Q. Is there a significant temperature difference compared with Arctic Silver thermal paste?
Yes, liquid metal usually runs significantly cooler than traditional paste such as Arctic Silver, because the material has much higher thermal conductivity and can cut CPU temperatures by up to 17°C in laptops. The exact gap depends on the cooler, the mounting pressure, and the workload, but the difference is large enough to affect throttling in sustained loads. That said, the better result comes with more risk and more maintenance. If you want the safer setup, standard paste remains the practical choice.

Q. Can liquid metal improve PS5 cooling performance compared with traditional paste?
Yes, liquid metal can improve PS5 cooling performance compared with traditional paste, but the same risks still apply. The material is conductive, so it needs careful application, and it should not be used where aluminium contact is involved. The temperature advantage that helps laptops also matters in a console that runs hot under sustained load. That makes careful compatibility checks just as important as the cooling gain.

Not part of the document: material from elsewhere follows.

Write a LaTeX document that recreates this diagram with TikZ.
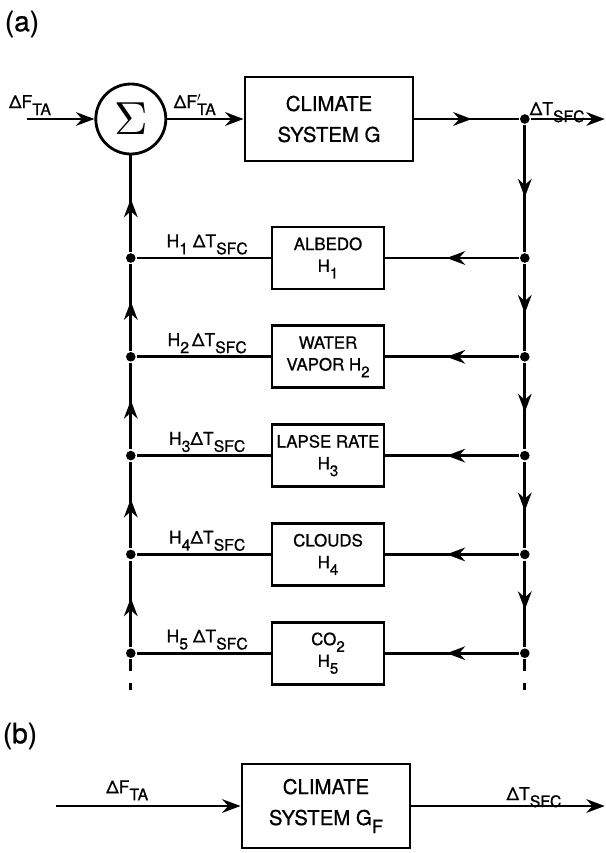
\documentclass[tikz,border=0pt]{standalone}
\usepackage{fontspec}
\setmainfont{TeX Gyre Heros}[FakeBold=0.8]
\usetikzlibrary{arrows.meta,decorations.markings}
\newcommand{\lo}[1]{\raisebox{-0.4em}{\scalebox{0.9}{#1}}}

\begin{document}
\begin{tikzpicture}[
    line width=2pt,
    >={Stealth[length=4.6mm,width=3.4mm]},
    block/.style={rectangle, draw, line width=2pt, align=center, minimum width=4.2cm, minimum height=2.1cm, font=\fontsize{14.5}{22}\selectfont},
    loopbox/.style={rectangle, draw, line width=2pt, align=center, minimum width=2.8cm, minimum height=1.55cm, inner xsep=1pt, font=\fontsize{12}{15.5}\selectfont},
    sumnode/.style={circle, draw, line width=2pt, minimum size=1.75cm, inner sep=0pt},
    dot/.style={circle, fill, inner sep=0pt, minimum size=2.4mm},
    lbl/.style={font=\fontsize{12.5}{14}\selectfont, inner sep=0pt, anchor=base},
    part/.style={font=\fontsize{20}{22}\selectfont, inner sep=0pt},
    flow/.style={postaction={decorate}, decoration={markings, mark=at position #1 with {\arrow{>}}}},
    flow/.default=0.57
  ]
    \useasboundingbox (0,0) rectangle (15.15,-21.325);

    % (a) feedback loop
    \node[part] (pa) at (0.55,-0.6) {(a)};
    \coordinate (in) at (0.675,-2.975);
    \node[sumnode] (sum) at (3.27,-2.975) {\scalebox{3.3}{$\Sigma$}};
    \node[block] (climate) at (8.225,-2.975) {CLIMATE\\SYSTEM G};
    \node[dot] (j0) at (13.12,-2.975) {};
    \coordinate (out) at (15.12,-2.975);

    \node[lbl] (fin) at (0.75,-2.7) {ΔF\lo{TA}};
    \node[lbl] (fsum) at (4.87,-2.7) {ΔF\rlap{$'$}\lo{TA}};
    \node[lbl] (tout) at (13.93,-2.875) {ΔT\lo{SFC}};

    \draw[->] (in) -- (sum);
    \draw[->] (sum) -- (climate);
    \draw[flow=0.55] (climate) -- (j0);
    \draw[->] (j0) -- (out);

    \node[dot] (r1) at (13.12,-6.45) {};
    \node[dot] (r2) at (13.12,-8.92) {};
    \node[dot] (r3) at (13.12,-11.39) {};
    \node[dot] (r4) at (13.12,-13.86) {};
    \node[dot] (r5) at (13.12,-16.33) {};
    \coordinate (rend) at (13.12,-17.25);

    \node[dot] (l1) at (3.27,-6.45) {};
    \node[dot] (l2) at (3.27,-8.92) {};
    \node[dot] (l3) at (3.27,-11.39) {};
    \node[dot] (l4) at (3.27,-13.86) {};
    \node[dot] (l5) at (3.27,-16.33) {};
    \coordinate (lend) at (3.27,-17.25);

    \node[loopbox] (h1) at (8.2,-6.45) {ALBEDO\\H\lo{1}};
    \node[loopbox] (h2) at (8.2,-8.92) {WATER\\VAPOR H\lo{2}};
    \node[loopbox] (h3) at (8.2,-11.39) {LAPSE RATE\\H\lo{3}};
    \node[loopbox] (h4) at (8.2,-13.86) {CLOUDS\\H\lo{4}};
    \node[loopbox] (h5) at (8.2,-16.33) {CO\lo{2}\\H\lo{5}};

    \node[lbl] (t1) at (5.18,-6.18) {H\lo{1} ΔT\lo{SFC}};
    \node[lbl] (t2) at (5.18,-8.65) {H\lo{2}\,ΔT\lo{SFC}};
    \node[lbl] (t3) at (5.18,-11.12) {H\lo{3}ΔT\lo{SFC}};
    \node[lbl] (t4) at (5.18,-13.59) {H\lo{4}ΔT\lo{SFC}};
    \node[lbl] (t5) at (5.18,-16.06) {H\lo{5} ΔT\lo{SFC}};

    % down the right side
    \draw[flow] (j0) -- (r1);
    \draw[flow] (r1) -- (r2);
    \draw[flow] (r2) -- (r3);
    \draw[flow] (r3) -- (r4);
    \draw[flow] (r4) -- (r5);
    \draw[dash pattern=on 0.3cm off 0.3cm] (r5) -- (rend);

    % through the feedback boxes
    \draw[flow=0.54] (r1) -- (h1);
    \draw[flow=0.54] (r2) -- (h2);
    \draw[flow=0.54] (r3) -- (h3);
    \draw[flow=0.54] (r4) -- (h4);
    \draw[flow=0.54] (r5) -- (h5);
    \draw (h1) -- (l1);
    \draw (h2) -- (l2);
    \draw (h3) -- (l3);
    \draw (h4) -- (l4);
    \draw (h5) -- (l5);

    % up the left side
    \draw[flow=0.55] (l1) -- (sum);
    \draw[flow] (l2) -- (l1);
    \draw[flow] (l3) -- (l2);
    \draw[flow] (l4) -- (l3);
    \draw[flow] (l5) -- (l4);
    \draw[dash pattern=on 0.3cm off 0.3cm] (l5) -- (lend);

    % (b) closed form
    \node[part] (pb) at (0.5,-18.4) {(b)};
    \coordinate (inb) at (1.4,-20.15);
    \node[block] (climateb) at (8.15,-20.15) {CLIMATE\\SYSTEM G\lo{F}};
    \coordinate (outb) at (15.12,-20.15);
    \node[lbl] (finb) at (3.18,-19.83) {ΔF\lo{TA}};
    \node[lbl] (toutb) at (13.35,-20.0) {ΔT\lo{SFC}};
    \draw[->] (inb) -- (climateb);
    \draw[->] (climateb) -- (outb);
  \end{tikzpicture}
\end{document}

Is Liquid Metal Worth It for Most Laptop Owners?

Liquid metal is worth it when your laptop runs hot under long, demanding workloads and you are comfortable with careful installation. It can lower temperatures by up to 17°C, and heavy-load gains of 10 to 20°C can help a gaming or creator laptop hold performance longer. Those numbers matter most when the machine stays under pressure for extended sessions.

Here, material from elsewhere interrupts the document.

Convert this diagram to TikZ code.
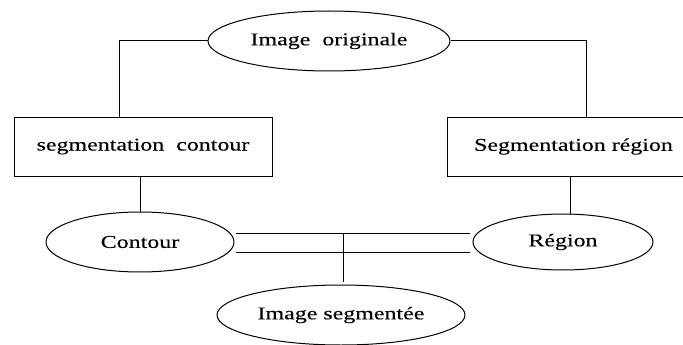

Thermal paste is the better choice for most laptop owners because it is easier to apply, less risky, and more durable over time. A high-quality paste can last 3 to 5 years, which reduces maintenance and lowers the chance of damage during repeated teardowns. If your laptop is mainly for work, school, or everyday use, the safer option usually gives you the best overall experience.

The best next step is to match the material to the machine, not to the marketing. Choose liquid metal only if you need maximum cooling and can manage the risk, compatibility checks, and maintenance cycle. Choose thermal paste if you want a dependable thermal solution that keeps ownership simple and predictable.